#461

Noté le mardi 9 septembre 2003

Journée bouquinistes — après un somptueux breakfast au Russell Hotel. Mireille aime entrer partout & bien lui en prend: jamais encore je n’avais osé pousser les portes de ce palace excentrique Sa façade au gothique tout à la fois outrancier & suprêmement élégant m’attire pourtant depuis des années. Oh, ah: bouchée bée & ravissement. Richesse ostentatoire, luxe étouffant, les moquettes nous chatouillent les genoux, les vitraux resplendissent, le grand escalier est une vague de marbre figé en dentelles roses & ocres… Épastrouillés dans les profonds fauteuils du bar, nous savourons l’impression d’être riches, au moins une vingtaine de minutes…

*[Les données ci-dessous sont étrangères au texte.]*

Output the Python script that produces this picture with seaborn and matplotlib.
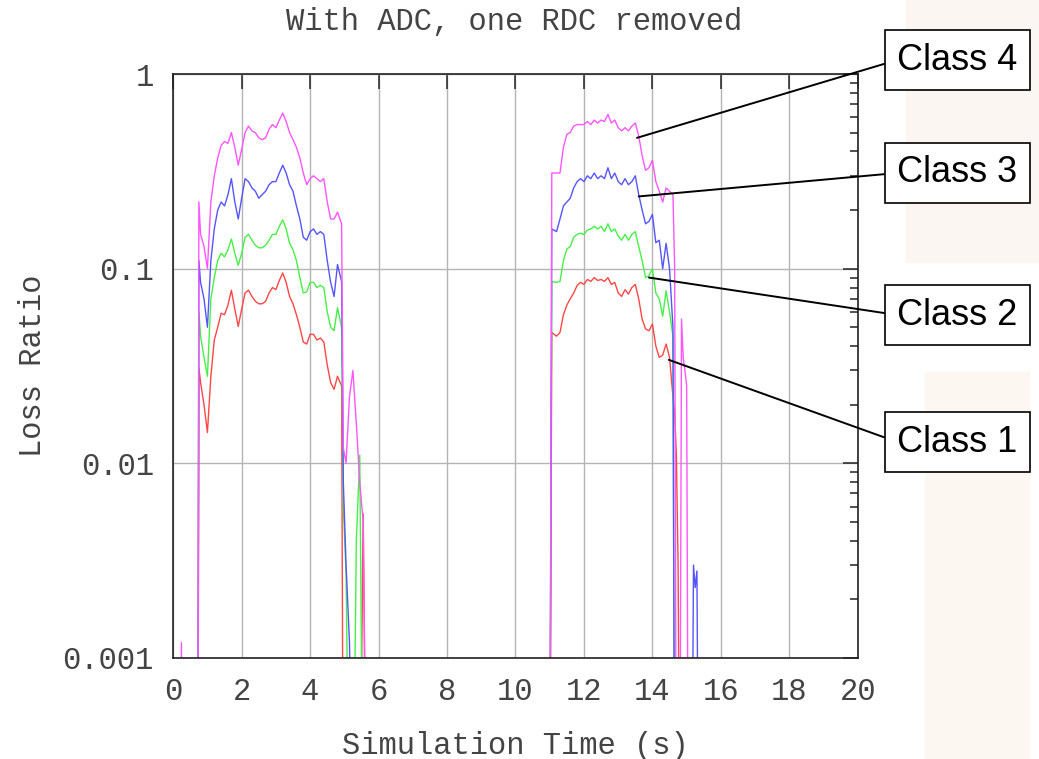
import numpy as np
import pandas as pd
import seaborn as sns
import matplotlib.pyplot as plt
from matplotlib.patches import Rectangle
from matplotlib.ticker import FixedLocator, FixedFormatter, LogLocator, NullFormatter

F = 1e-4  # value below the plotted range (line drops off the bottom)

# small spike of class 4 near t=0.25
spike_t = [0.20, 0.24, 0.28]
spike_class4 = [F, 0.0012, F]

# first congestion period
t_a = [0.72, 0.75, 0.8, 0.9, 1.0, 1.1, 1.2, 1.3, 1.4, 1.5,
       1.6, 1.7, 1.8, 1.9, 2.0, 2.1, 2.2, 2.3, 2.4, 2.5,
       2.6, 2.7, 2.8, 2.9, 3.0, 3.1, 3.2, 3.3, 3.4, 3.5,
       3.6, 3.7, 3.8, 3.9, 4.0, 4.1, 4.2, 4.3, 4.4, 4.5,
       4.6, 4.7, 4.8, 4.92, 4.97, 5.05, 5.15, 5.25, 5.35, 5.45,
       5.55, 5.65, 5.75]
class4_a = [F, 0.22, 0.15, 0.13, 0.10, 0.22, 0.30, 0.37, 0.43, 0.45,
            0.44, 0.50, 0.42, 0.34, 0.41, 0.50, 0.54, 0.51, 0.50, 0.47,
            0.46, 0.47, 0.52, 0.55, 0.53, 0.58, 0.63, 0.57, 0.50, 0.46,
            0.42, 0.37, 0.31, 0.27, 0.29, 0.30, 0.29, 0.28, 0.29, 0.22,
            0.18, 0.18, 0.195, 0.17, 0.012, 0.010, 0.022, 0.030, 0.016, 0.008,
            0.005, F, F]
class3_a = [F, 0.11, 0.085, 0.07, 0.05, 0.11, 0.16, 0.20, 0.22, 0.21,
            0.24, 0.29, 0.22, 0.18, 0.23, 0.29, 0.28, 0.26, 0.25, 0.23,
            0.24, 0.25, 0.27, 0.28, 0.28, 0.31, 0.34, 0.31, 0.27, 0.25,
            0.21, 0.18, 0.145, 0.14, 0.155, 0.16, 0.15, 0.155, 0.15, 0.11,
            0.085, 0.072, 0.105, 0.086, 0.008, 0.003, 0.0012, F, F, F,
            F, F, F]
class2_a = [F, 0.06, 0.045, 0.035, 0.028, 0.07, 0.09, 0.11, 0.12, 0.115,
            0.125, 0.142, 0.12, 0.104, 0.12, 0.145, 0.15, 0.14, 0.132, 0.128,
            0.128, 0.132, 0.14, 0.15, 0.15, 0.165, 0.178, 0.16, 0.135, 0.125,
            0.11, 0.09, 0.075, 0.076, 0.085, 0.085, 0.08, 0.082, 0.08, 0.06,
            0.05, 0.048, 0.063, 0.05, 0.006, 0.0027, F, F, 0.004, 0.011,
            F, F, F]
class1_a = [F, 0.031, 0.026, 0.02, 0.0144, 0.028, 0.043, 0.05, 0.059, 0.058,
            0.065, 0.0775, 0.062, 0.0505, 0.062, 0.075, 0.0775, 0.072, 0.068, 0.066,
            0.066, 0.068, 0.075, 0.08, 0.078, 0.087, 0.095, 0.085, 0.072, 0.066,
            0.058, 0.05, 0.042, 0.041, 0.046, 0.046, 0.043, 0.044, 0.042, 0.032,
            0.026, 0.024, 0.028, 0.025, F, F, F, F, F, F,
            0.0055, F, F]

# second congestion period
t_b = [11.0, 11.06, 11.2, 11.3, 11.4, 11.5, 11.6, 11.7, 11.8, 11.9,
       12.0, 12.1, 12.2, 12.3, 12.4, 12.5, 12.6, 12.7, 12.8, 12.9,
       13.0, 13.1, 13.2, 13.3, 13.4, 13.5, 13.6, 13.7, 13.8, 13.9,
       14.0, 14.1, 14.2, 14.3, 14.4, 14.5, 14.6, 14.65, 14.7, 14.75,
       14.8, 14.85, 14.9, 14.95, 15.0, 15.05, 15.1, 15.15, 15.2, 15.25,
       15.3, 15.35, 15.4]
class4_b = [F, 0.31, 0.31, 0.31, 0.42, 0.49, 0.50, 0.54, 0.55, 0.55,
            0.55, 0.57, 0.55, 0.58, 0.56, 0.58, 0.57, 0.62, 0.56, 0.58,
            0.53, 0.51, 0.53, 0.51, 0.54, 0.56, 0.48, 0.38, 0.32, 0.33,
            0.36, 0.28, 0.25, 0.22, 0.26, 0.25, 0.24, 0.10, F, F,
            F, 0.055, 0.035, 0.03, 0.025, F, F, F, F, F,
            F, F, F]
class3_b = [F, 0.16, 0.155, 0.18, 0.21, 0.22, 0.23, 0.26, 0.28, 0.29,
            0.28, 0.30, 0.29, 0.31, 0.29, 0.30, 0.29, 0.33, 0.29, 0.31,
            0.28, 0.27, 0.29, 0.27, 0.28, 0.30, 0.24, 0.20, 0.17, 0.175,
            0.19, 0.136, 0.14, 0.10, 0.135, 0.10, 0.05, F, F, F,
            F, F, F, F, F, F, F, F, 0.003, 0.0023,
            0.0028, F, F]
class2_b = [F, 0.086, 0.085, 0.086, 0.11, 0.126, 0.13, 0.145, 0.15, 0.152,
            0.15, 0.158, 0.16, 0.165, 0.16, 0.165, 0.155, 0.17, 0.155, 0.16,
            0.147, 0.14, 0.15, 0.14, 0.15, 0.155, 0.13, 0.11, 0.09, 0.092,
            0.10, 0.075, 0.07, 0.057, 0.077, 0.06, 0.045, F, F, F,
            F, F, F, F, F, F, F, F, F, F,
            F, F, F]
class1_b = [F, 0.047, 0.045, 0.047, 0.058, 0.065, 0.07, 0.075, 0.082, 0.085,
            0.083, 0.088, 0.086, 0.09, 0.087, 0.088, 0.086, 0.09, 0.083, 0.085,
            0.075, 0.072, 0.078, 0.074, 0.08, 0.083, 0.07, 0.055, 0.049, 0.048,
            0.052, 0.04, 0.035, 0.036, 0.041, 0.035, 0.022, 0.018, 0.011, 0.003,
            F, F, F, F, F, F, F, F, F, F,
            F, F, F]

class_names = ["Class 1", "Class 2", "Class 3", "Class 4"]
# points on the curves where the callout lines end
callout_time = [14.48, 13.9, 13.6, 13.55]
callout_loss = [0.034, 0.09, 0.235, 0.47]

y_ticks = [0.001, 0.01, 0.1, 1]
y_ticklabels = ["0.001", "0.01", "0.1", "1"]
x_ticks = [0, 2, 4, 6, 8, 10, 12, 14, 16, 18, 20]

frames = [
    pd.DataFrame({"time": t_a + t_b, "loss": class1_a + class1_b, "cls": "Class 1"}),
    pd.DataFrame({"time": t_a + t_b, "loss": class2_a + class2_b, "cls": "Class 2"}),
    pd.DataFrame({"time": t_a + t_b, "loss": class3_a + class3_b, "cls": "Class 3"}),
    pd.DataFrame({"time": spike_t + t_a + t_b, "loss": spike_class4 + class4_a + class4_b, "cls": "Class 4"}),
]
df = pd.concat(frames, ignore_index=True)

sns.set_style("white")
mono = "Liberation Mono"
txt_col = "#444444"

fig = plt.figure(figsize=(10.39, 7.59), dpi=100)
# faint slide background shapes on the right
fig.patches.append(Rectangle((0.872, 0.655), 0.128, 0.345, transform=fig.transFigure,
                             color="#fcf6f2", zorder=-5))
fig.patches.append(Rectangle((0.89, 0.0), 0.10, 0.51, transform=fig.transFigure,
                             color="#fdf7f1", zorder=-5))

ax = fig.add_axes([0.1667, 0.1331, 0.6589, 0.7694])
ax.set_zorder(2)

palette = {"Class 1": "#ff4646", "Class 2": "#46f046", "Class 3": "#5555ff", "Class 4": "#ff55ff"}
sns.lineplot(data=df, x="time", y="loss", hue="cls", hue_order=class_names,
             palette=palette, estimator=None, sort=False, lw=1.0, legend=False, ax=ax)

ax.set_yscale("log")
ax.set_xlim(0, 20)
ax.set_ylim(0.001, 1)
ax.xaxis.set_major_locator(FixedLocator(x_ticks))
ax.yaxis.set_major_locator(FixedLocator(y_ticks))
ax.yaxis.set_major_formatter(FixedFormatter(y_ticklabels))
ax.yaxis.set_minor_locator(LogLocator(base=10, subs=np.arange(2, 10)))
ax.yaxis.set_minor_formatter(NullFormatter())

ax.grid(True, which="major", color="#b4b4b4", lw=1.0)
for s in ax.spines.values():
    s.set_color("#222222")
    s.set_linewidth(1.2)
ax.tick_params(which="both", direction="in", top=True, right=True, color="#222222", width=1.1)
ax.tick_params(which="major", length=10.5)
ax.tick_params(which="minor", length=5.5)
ax.tick_params(axis="y", which="major", pad=14, labelsize=22, labelcolor=txt_col)
ax.tick_params(axis="x", which="major", pad=14, labelsize=22, labelcolor=txt_col)
for lab in ax.get_xticklabels() + ax.get_yticklabels():
    lab.set_family(mono)

ax.set_xlabel("Simulation Time (s)", family=mono, fontsize=22, color=txt_col)
ax.set_ylabel("Loss Ratio", family=mono, fontsize=22, color=txt_col)
ax.xaxis.set_label_coords(0.5, -0.125)
ax.yaxis.set_label_coords(-0.183, 0.5)
fig.text(0.495, 1 - 22 / 759, "With ADC, one RDC removed", family=mono, fontsize=22,
         color=txt_col, ha="center", va="center")

box_y = [1 - 442 / 759, 1 - 315 / 759, 1 - 173 / 759, 1 - 60 / 759]
for name, xt, yl, by in zip(class_names, callout_time, callout_loss, box_y):
    ax.annotate(name, xy=(xt, yl), xycoords="data",
                xytext=(0.8635, by), textcoords="figure fraction",
                ha="left", va="center", fontsize=26, family="Liberation Sans", color="black",
                bbox=dict(boxstyle="square,pad=0.35", fc="white", ec="black", lw=1.2),
                arrowprops=dict(arrowstyle="-", color="black", lw=1.4, relpos=(0, 0.5),
                                shrinkA=0, shrinkB=0),
                annotation_clip=False)

fig.savefig("out.png", dpi=100)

Promenade sur Charing Cross Road, la rue des librairies. Blackwell’s a fermé ses portes, les bouquinistes pour leur part sont toujours là (il y avait quelques menaces sur leur pérennité). Murder One également, sous ses arcades de brique sombre, qui m’offre comme à son habitude l’étourdissement des ses rayonnages croulant sous les polars, et de son sous-sol emplis de SF & fantasy. Après cette plongée dans un univers qui m’est familier, Mireille & Gianji m’entraînent dans une petite rue que jamais encore je n’avais osé explorer: Cecil Court. Il s’agit d’une courte artère piétonne où s’aligne le principal de ce que Londres connaît de libraires d’ancien & marchands d’estampes. Un piège à bibliophile, assurément, & comme tel un lieu que j’avais pour le moment encore évité de peur d’y faire quelques folies… Entré chez un libraire spécialisé en livres anciens pour la jeunesse, je me fait du mal en découvrant qu’ils ont sur leurs rayons plusieurs exemplaires des splendides recueils de contes & illustrations qu’Edmund Dulac livrait autrefois à chaque Noël… Je n’avais jamais vraiment envisagé d’en tenir un entre mes mains tremblantes. Ému, je feuillette ces volumes pour moi mythiques, admirant les reproductions de Dulac — & tremblant en voyant le prix (entre 200 & 300 £).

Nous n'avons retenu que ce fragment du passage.